Begin COLLECTED DATA
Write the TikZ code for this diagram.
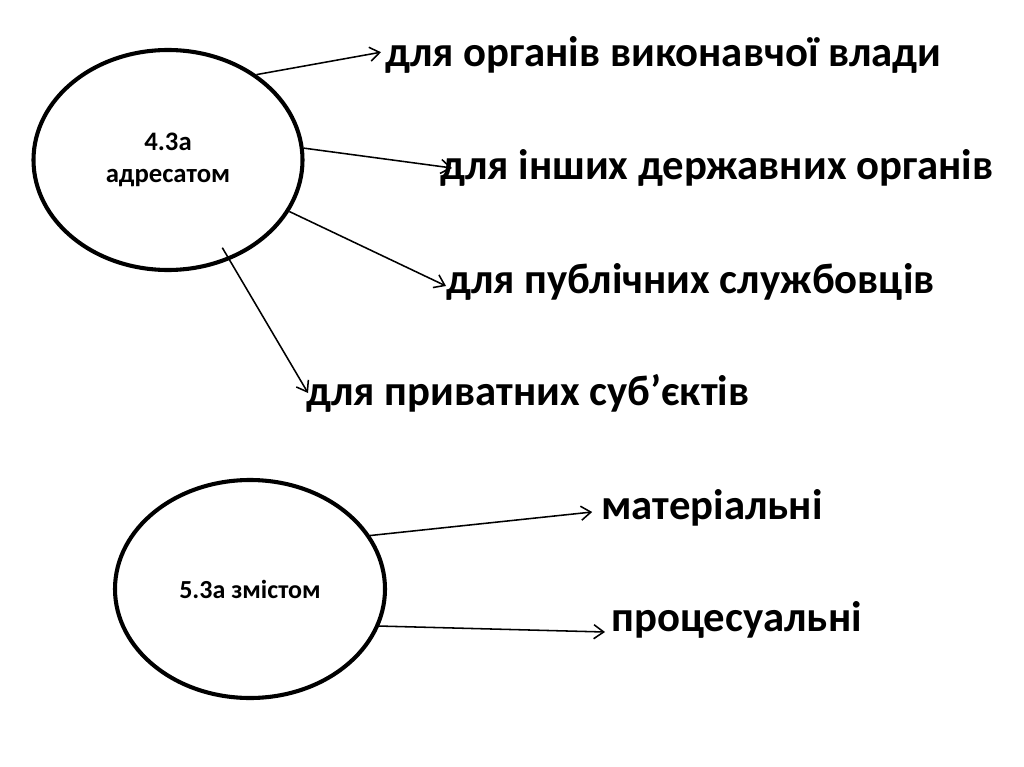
\documentclass[tikz,border=0pt]{standalone}
\usepackage{fontspec}
\setmainfont{Carlito}
\usepackage{tikz}
\usetikzlibrary{shapes.geometric,arrows.meta}

\tikzset{
  group/.style={draw,ellipse,line width=2.9pt,inner sep=0pt,align=center,
    font=\fontsize{19}{23}\selectfont\bfseries},
  kind/.style={anchor=west,inner sep=0pt,font=\fontsize{30.4}{36}\selectfont\bfseries},
  link/.style={-{Straight Barb[length=7pt,width=10pt]},line width=1.1pt}
}

\begin{document}
\begin{tikzpicture}[x=0.025cm,y=-0.025cm]
    \useasboundingbox (0,0) rectangle (1024,767);
    % two groups
    \node[group,minimum width=269*0.025cm,minimum height=220*0.025cm]
      (addr) at (168,160) {4.3а\\адресатом};
    \node[group,minimum width=270*0.025cm,minimum height=218*0.025cm,
          font=\fontsize{18.5}{22}\selectfont\bfseries]
      (cont) at (250,589) {5.3а змістом};
    % kinds
    \node[kind] (exec) at (385,55) {для органів виконавчої влади};
    \node[kind] (state) at (440,168) {для інших державних органів};
    \node[kind] (publ) at (446,282) {для публічних службовців};
    \node[kind] (priv) at (306,393) {для приватних суб’єктів};
    \node[kind] (mat) at (601,508) {матеріальні};
    \node[kind] (proc) at (611,620) {процесуальні};
    % arrows
    \draw[link] (addr.44) -- ([xshift=-0.1cm,yshift=0.07cm]exec.west);
    \draw[link] (addr.5) -- ([xshift=0.3cm]state.west);
    \draw[link] (addr.-23) -- ([yshift=-0.1cm]publ.west);
    \draw[link] ([xshift=-0.2cm,yshift=0.3cm]addr.-58) -- ([xshift=0.05cm]priv.west);
    \draw[link] (cont.24) -- ([xshift=-0.22cm,yshift=-0.1cm]mat.west);
    \draw[link] (cont.-16) -- ([xshift=-0.15cm,yshift=-0.3cm]proc.west);
\end{tikzpicture}
\end{document}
End COLLECTED DATA
▶ **STATED EXERCISE**
Reproduce the full material exactly, excluding the pictures.

▶ **RESPONSE BELOW**
Write the TikZ code for this diagram.
\documentclass[tikz,border=0pt]{standalone}
\usepackage{fontspec}
\setmainfont{Carlito}
\usepackage{tikz}
\usetikzlibrary{shapes.geometric,arrows.meta}

\tikzset{
  group/.style={draw,ellipse,line width=2.9pt,inner sep=0pt,align=center,
    font=\fontsize{19}{23}\selectfont\bfseries},
  kind/.style={anchor=west,inner sep=0pt,font=\fontsize{30.4}{36}\selectfont\bfseries},
  link/.style={-{Straight Barb[length=7pt,width=10pt]},line width=1.1pt}
}

\begin{document}
\begin{tikzpicture}[x=0.025cm,y=-0.025cm]
    \useasboundingbox (0,0) rectangle (1024,767);
    % two groups
    \node[group,minimum width=269*0.025cm,minimum height=220*0.025cm]
      (addr) at (168,160) {4.3а\\адресатом};
    \node[group,minimum width=270*0.025cm,minimum height=218*0.025cm,
          font=\fontsize{18.5}{22}\selectfont\bfseries]
      (cont) at (250,589) {5.3а змістом};
    % kinds
    \node[kind] (exec) at (385,55) {для органів виконавчої влади};
    \node[kind] (state) at (440,168) {для інших державних органів};
    \node[kind] (publ) at (446,282) {для публічних службовців};
    \node[kind] (priv) at (306,393) {для приватних суб’єктів};
    \node[kind] (mat) at (601,508) {матеріальні};
    \node[kind] (proc) at (611,620) {процесуальні};
    % arrows
    \draw[link] (addr.44) -- ([xshift=-0.1cm,yshift=0.07cm]exec.west);
    \draw[link] (addr.5) -- ([xshift=0.3cm]state.west);
    \draw[link] (addr.-23) -- ([yshift=-0.1cm]publ.west);
    \draw[link] ([xshift=-0.2cm,yshift=0.3cm]addr.-58) -- ([xshift=0.05cm]priv.west);
    \draw[link] (cont.24) -- ([xshift=-0.22cm,yshift=-0.1cm]mat.west);
    \draw[link] (cont.-16) -- ([xshift=-0.15cm,yshift=-0.3cm]proc.west);
\end{tikzpicture}
\end{document}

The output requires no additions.